In separate speeches at an event commemorating the Dodd-Frank Act's anniversary, Sens. Elizabeth Warren, D-Mass., and Sherrod Brown, D-Ohio, criticized Republican attempts to chip away at the law five years after its passage.
Warren was particularly incensed by a provision in a GOP-sponsored regulatory relief bill to raise the asset threshold for "systemically important" banks which opens them up to tougher supervision from $50 billion to $500 billion.
The Massachusetts senator said several banks that contributed directly to the financial crisis including Countrywide and Washington Mutual were above the current threshold but below the one proposed in the bill authored by Senate Banking Committee Chairman Richard Shelby. Raising it would eliminate regulatory protections that Dodd-Frank put in place, she said.

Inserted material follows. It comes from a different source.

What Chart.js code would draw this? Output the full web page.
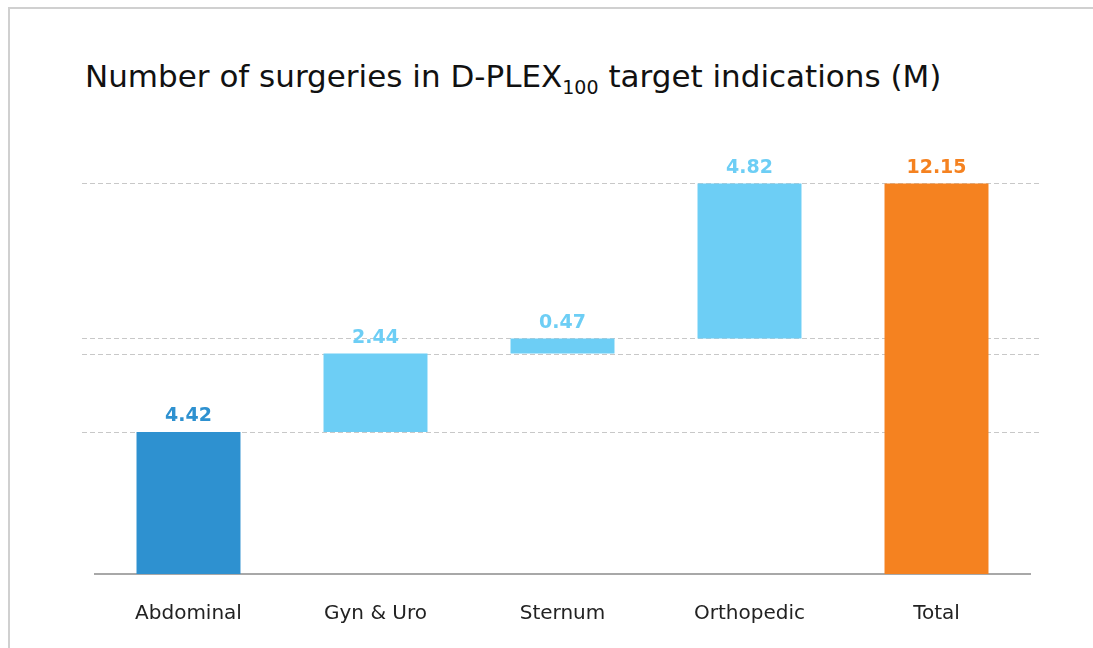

"These bigger banks and their allies in Congress are now pressing to raise that threshold and exempt dozens of banks from these tougher standards," Warren said at the event sponsored by the Americans for Financial Reform. "Even though the failure of a single $50 billion bank may not be enough to cause a financial crisis, the failure of a few banks of that size would be enough to threaten our markets."
Brown, the Senate committee's ranking Democrat, said Republican efforts to roll back Dodd-Frank's provisions as a whole or in part are standing in the way of reaching bipartisan compromise that could improve the law and lower the regulatory burden.
He said he would likely look favorably on legislation to lower the regulatory requirements for community banks and even identify alternative or standardized compliance mechanisms for midsized banks. But there are deep concerns among Democrats that any concession to the GOP would open the door to broader and more sweeping changes that would undermine the law.
"Their mission is always to find ways legislatively, by intimidation of regulators, all kinds of ways to undermine Dodd-Frank," Brown said.
An agreement between the committee's Democratic and Republican leaders "to oppose amendments that would further weaken Dodd-Frank in a way that is unacceptable to the stability of the financial system" is a "major prerequisite" for further negotiations, Brown said.